Yesterday I posted and said i want to be honest about my eating and being very transparent to you all. I am super serious about that and feel the only way I have a real chance to be successful at this is i have to be totally honest. Today has wins and major blows :(
So up until I left work today my eating was perfect. I am starting to identify the situations where I stray. One of the big ones is the cafeteria at work. So today i didnt go in at at all (cos once I go in and see the finger buns, and hot chips and bbq shapes....well im hopeless then) I took my lunch and all my snacks and got my drinks from the vending machine and stuck to my plan. Late in the afternoon work supplied krispy kremes....but i declined (yay me!)
But then,.....duh duh duh.....I finished work at 3.30pm and didnt have gym till 6pm....it takes about a hour while waiting for the bus and travel time etc...so i was going to have a hour spare. I thought....i could stay back and do a hours overtime....or....altho it had been raining it had cleared up i thought i can go home .... shower ..... change then head into the gym....but of course as the bus gets to my suburb it starts to bucket down....and i have about a 10 minute walk from the bus stop....so i thought bugger it ill go to city cross grab a diet coke and read my book. But of course i walk into city cross (its a food court) and all i want is food...and admittedly I had KFC and a donut! Once i finished eating i was like oh i cannot be stuffed with the gym tonight now....and wondered what was a good excuse to get out of attending LOL. But then i remembered the book i am reading and remembered "act out of love not fear" and thought bugger it....im not gonna stuff up the entire nite...so i went to the gym and did 20 minutes on the cross trainer. I then did some calf stretches for about 5 minutes and then went and did my first functional fit (group PT) session. Oh.my.gawd. There was a number of things to do that were just out of my league....box jumps and "centipede" being the main two. But most of the stuff I could struggle thru. I just need to make sure I speak up when there is something I cannot do and get a lesser option. I certainly worked hard in it tho and in 67 minutes burnt 737 calories so i was really happy with that.
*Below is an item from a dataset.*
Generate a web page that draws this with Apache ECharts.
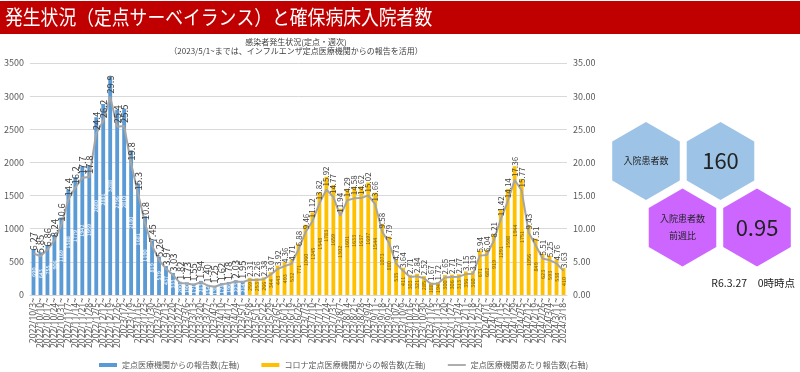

I was coming home on the bus and thought to myself "wow that was certainly a struggle" and i was thinking it in a defeatist way.....but then i thought....if it isnt a struggle then its prolly not the right class/session for me....the gym isnt suppose to be a walk in the park!
The other not so great thing that happened was halfway thru the class my calf cramped up. My calves are super tight (and in fact it was the calves i was stretching prior to the class lol) so that hampered me a lil. But i think with getting my eating right....doing these 3 functional fit sessions per week...plus 1 PT session...i will lose weight. I still am thinking I may need the accountability of food coaching....but ill go as I am for the moment.
OH! And when i got home....instead of continuing the bad eating...the gym put me in such a good frame of mind...i knew dinner was not needed...so i had a protein shake (made with water) only.
The other thing i wanted to say is...expect to see me mess up. Expect to see me falter....for me....and weight loss thats how it works. I am working hard to get my head space and self talk right and workin on breaking habits....and while too many today may have looked like a failure .... in a lot of ways it was a step forward.